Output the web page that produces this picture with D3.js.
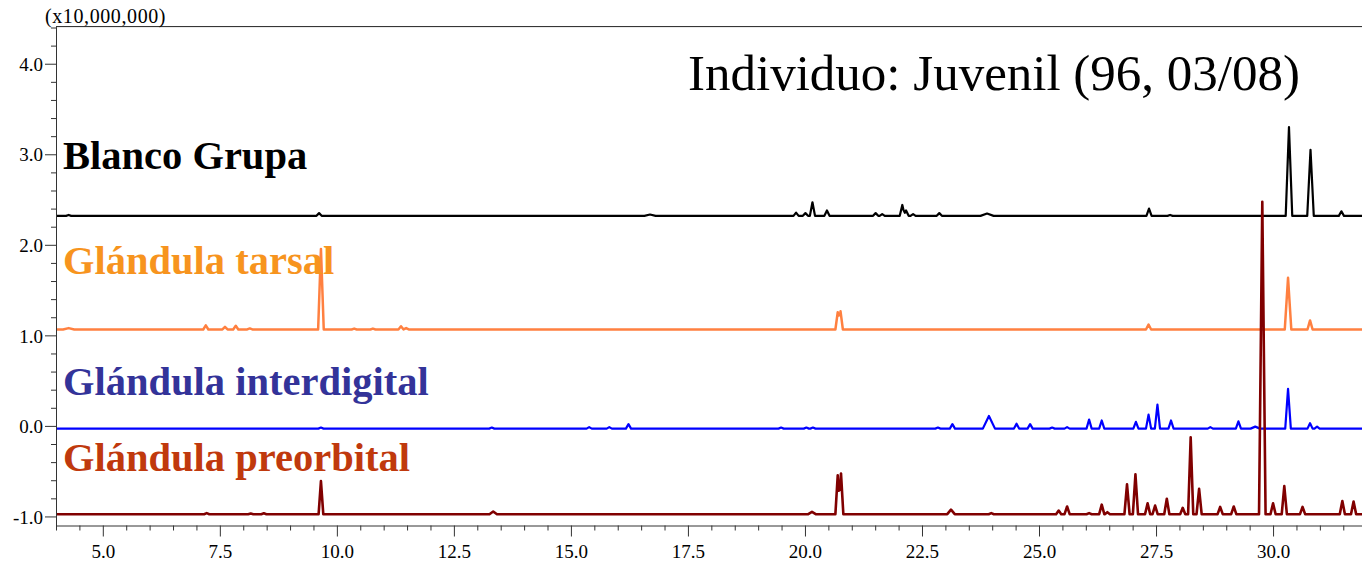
<!DOCTYPE html>
<html>
<head>
<meta charset="utf-8">
<script src="https://cdn.jsdelivr.net/npm/d3@7/dist/d3.min.js"></script>
<style>
  html, body { margin: 0; padding: 0; background: #fff; }
  svg { display: block; }
  text { font-family: "Liberation Serif", "DejaVu Serif", serif; }
</style>
</head>
<body>
<svg id="chart" width="1362" height="567"></svg>
<script>
// Retention time axis (minutes) and intensity axis (x10,000,000 counts)
const timeRange = [4.0, 31.9];
const intensityRange = [-1.1, 4.41];
const xMajorTicks = [5.0, 7.5, 10.0, 12.5, 15.0, 17.5, 20.0, 22.5, 25.0, 27.5, 30.0];
const xTickLabels = ["5.0", "7.5", "10.0", "12.5", "15.0", "17.5", "20.0", "22.5", "25.0", "27.5", "30.0"];
const yMajorTicks = [-1, 0, 1, 2, 3, 4];
const yTickLabels = ["-1.0", "0.0", "1.0", "2.0", "3.0", "4.0"];

// Sample names and the offset baseline of each trace
const sampleNames = ["Blanco Grupa", "Glándula tarsal", "Glándula interdigital", "Glándula preorbital"];
const baselines = [2.32, 1.065, -0.03, -0.975];

// Peaks per trace: [retention time, height above baseline, optional half width]
const peaksBlanco = [
  [4.27, 0.01], [9.62, 0.03], [16.69, 0.015, 0.12], [19.81, 0.035], [20.01, 0.03],
  [20.16, 0.15], [20.47, 0.06], [21.51, 0.03], [21.65, 0.02], [22.08, 0.12],
  [22.16, 0.06], [22.31, 0.02], [22.87, 0.03], [23.89, 0.025, 0.14],
  [27.35, 0.08], [27.8, 0.01], [30.34, 0.98, 0.07], [30.80, 0.73, 0.07], [31.46, 0.05]
];
const peaksTarsal = [
  [4.27, 0.015, 0.12], [7.20, 0.045], [7.61, 0.028], [7.84, 0.04], [8.14, 0.012],
  [9.66, 0.89, 0.06], [10.37, 0.01], [10.77, 0.01], [11.37, 0.035], [11.48, 0.015],
  [20.70, 0.19, 0.05], [20.76, 0.20, 0.05], [27.34, 0.055],
  [30.32, 0.57, 0.07], [30.79, 0.10]
];
const peaksInterdigital = [
  [9.66, 0.012], [13.31, 0.012], [15.39, 0.017], [15.82, 0.017], [16.23, 0.05],
  [19.49, 0.012], [20.03, 0.012], [20.17, 0.012], [22.84, 0.012], [23.15, 0.05],
  [23.93, 0.14, 0.13], [24.52, 0.055], [24.81, 0.05], [25.28, 0.012], [25.60, 0.017],
  [26.07, 0.10], [26.34, 0.09], [27.07, 0.075], [27.34, 0.155], [27.53, 0.265],
  [27.82, 0.09], [28.66, 0.017], [29.26, 0.08], [29.62, 0.022, 0.1],
  [30.32, 0.44, 0.06], [30.79, 0.06], [30.94, 0.022]
];
const peaksPreorbital = [
  [7.22, 0.012], [8.16, 0.008], [8.44, 0.01], [9.66, 0.365, 0.05], [13.34, 0.03, 0.08],
  [20.15, 0.025, 0.08], [20.70, 0.43, 0.05], [20.77, 0.45, 0.05], [23.12, 0.05, 0.08],
  [23.98, 0.012], [25.42, 0.04], [25.60, 0.085], [26.07, 0.012], [26.34, 0.105],
  [26.46, 0.022], [26.88, 0.33], [27.06, 0.44], [27.32, 0.12], [27.48, 0.095],
  [27.73, 0.17], [28.07, 0.07], [28.24, 0.85, 0.055], [28.42, 0.28], [28.87, 0.08],
  [29.16, 0.085], [29.77, 3.45, 0.07], [30.00, 0.12], [30.24, 0.31], [30.63, 0.08],
  [31.48, 0.145], [31.72, 0.14]
];
const peakTables = [peaksBlanco, peaksTarsal, peaksInterdigital, peaksPreorbital];

const traceColors = ["#000000", "#ff8040", "#0000ff", "#800000"];
const traceWidths = [2.2, 2.5, 2.2, 2.6];
const labelColors = ["#000000", "#f7941e", "#333399", "#c0390d"];

const svg = d3.select("#chart");
const margin = { left: 56, top: 26.6, right: 0, bottom: 41.5 };
const W = 1362, H = 567;

const x = d3.scaleLinear().domain(timeRange).range([margin.left, W - margin.right]);
const y = d3.scaleLinear().domain(intensityRange).range([H - margin.bottom, margin.top]);

// Build a trace as the sum of triangular peaks on its baseline
function tracePoints(base, peaks) {
  const dw = 0.055;
  const knots = new Set([timeRange[0], timeRange[1]]);
  peaks.forEach(p => {
    const w = p[2] || dw;
    knots.add(p[0] - w); knots.add(p[0]); knots.add(p[0] + w);
  });
  const ts = Array.from(knots).filter(t => t >= timeRange[0] && t <= timeRange[1]).sort((a, b) => a - b);
  return ts.map(t => {
    let v = base;
    peaks.forEach(p => {
      const w = p[2] || dw;
      const d = Math.abs(t - p[0]);
      if (d < w) v += p[1] * (1 - d / w);
    });
    return [t, v];
  });
}

const line = d3.line().x(d => x(d[0])).y(d => y(d[1])).curve(d3.curveLinear);

svg.append("clipPath").attr("id", "plotclip").append("rect")
  .attr("x", margin.left).attr("y", margin.top)
  .attr("width", W - margin.left).attr("height", H - margin.bottom - margin.top);

const plot = svg.append("g").attr("clip-path", "url(#plotclip)");
sampleNames.forEach((name, i) => {
  plot.append("path")
    .datum(tracePoints(baselines[i], peakTables[i]))
    .attr("d", line)
    .attr("fill", "none")
    .attr("stroke", traceColors[i])
    .attr("stroke-width", traceWidths[i])
    .attr("stroke-linejoin", "round");
});

// Frame: top border line
svg.append("line")
  .attr("x1", margin.left).attr("x2", W)
  .attr("y1", margin.top).attr("y2", margin.top)
  .attr("stroke", "#222").attr("stroke-width", 1);

// Y axis with minor ticks every 0.2
const yMinor = d3.range(-1.0, 4.41, 0.2).map(v => +v.toFixed(1)).filter(v => !yMajorTicks.includes(v));
const yAxisMinor = svg.append("g").attr("transform", `translate(${margin.left},0)`)
  .call(d3.axisLeft(y).tickValues(yMinor).tickSize(5).tickFormat("").tickSizeOuter(0));
const yAxis = svg.append("g").attr("transform", `translate(${margin.left},0)`)
  .call(d3.axisLeft(y).tickValues(yMajorTicks).tickSize(11).tickSizeOuter(0)
    .tickFormat((d, i) => yTickLabels[i]));
yAxisMinor.select(".domain").remove();

// X axis with minor ticks every 0.5
const xMinor = d3.range(4.0, 31.6, 0.5).map(v => +v.toFixed(1)).filter(v => !xMajorTicks.includes(v));
const xAxisMinor = svg.append("g").attr("transform", `translate(0,${H - margin.bottom})`)
  .call(d3.axisBottom(x).tickValues(xMinor).tickSize(5).tickFormat("").tickSizeOuter(0));
const xAxis = svg.append("g").attr("transform", `translate(0,${H - margin.bottom})`)
  .call(d3.axisBottom(x).tickValues(xMajorTicks).tickSize(11).tickSizeOuter(0)
    .tickFormat((d, i) => xTickLabels[i]));
xAxisMinor.select(".domain").remove();

[yAxis, yAxisMinor, xAxis, xAxisMinor].forEach(g => {
  g.selectAll("line").attr("stroke", "#333");
  g.select(".domain").attr("stroke", "#333");
});
yAxis.selectAll("text").attr("font-family", "Liberation Serif").attr("font-size", 19)
  .attr("fill", "#000").attr("x", -13).attr("dy", "0.35em");
xAxis.selectAll("text").attr("font-family", "Liberation Serif").attr("font-size", 19)
  .attr("fill", "#000").attr("y", 19).attr("dy", "0.71em");

// Unit label
svg.append("text").attr("x", 45).attr("y", 23)
  .attr("font-size", 20).attr("letter-spacing", 0.6).attr("fill", "#000").text("(x10,000,000)");

// Title
svg.append("text").attr("x", 1300).attr("y", 90)
  .attr("text-anchor", "end").attr("font-size", 51).attr("fill", "#000")
  .text("Individuo: Juvenil (96, 03/08)");

// Sample labels
const labelY = [169, 274, 395, 471];
sampleNames.forEach((name, i) => {
  svg.append("text")
    .attr("x", 63).attr("y", labelY[i])
    .attr("font-size", 40.5).attr("font-weight", "bold")
    .attr("fill", labelColors[i])
    .text(name);
});
</script>
</body>
</html>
★ ★ ★ ★ ★
* **PROBLEM STATEMENT**
Only lines belong in the copy: transcribe those from the start of the data through the line that contains "const baselines = [2.32, 1.065, -0.03, -0.975];", and skip the pictures.

* **SOLUTION FOR THIS EXERCISE**
Output the web page that produces this picture with D3.js.
<!DOCTYPE html>
<html>
<head>
<meta charset="utf-8">
<script src="https://cdn.jsdelivr.net/npm/d3@7/dist/d3.min.js"></script>
<style>
  html, body { margin: 0; padding: 0; background: #fff; }
  svg { display: block; }
  text { font-family: "Liberation Serif", "DejaVu Serif", serif; }
</style>
</head>
<body>
<svg id="chart" width="1362" height="567"></svg>
<script>
// Retention time axis (minutes) and intensity axis (x10,000,000 counts)
const timeRange = [4.0, 31.9];
const intensityRange = [-1.1, 4.41];
const xMajorTicks = [5.0, 7.5, 10.0, 12.5, 15.0, 17.5, 20.0, 22.5, 25.0, 27.5, 30.0];
const xTickLabels = ["5.0", "7.5", "10.0", "12.5", "15.0", "17.5", "20.0", "22.5", "25.0", "27.5", "30.0"];
const yMajorTicks = [-1, 0, 1, 2, 3, 4];
const yTickLabels = ["-1.0", "0.0", "1.0", "2.0", "3.0", "4.0"];

// Sample names and the offset baseline of each trace
const sampleNames = ["Blanco Grupa", "Glándula tarsal", "Glándula interdigital", "Glándula preorbital"];
const baselines = [2.32, 1.065, -0.03, -0.975];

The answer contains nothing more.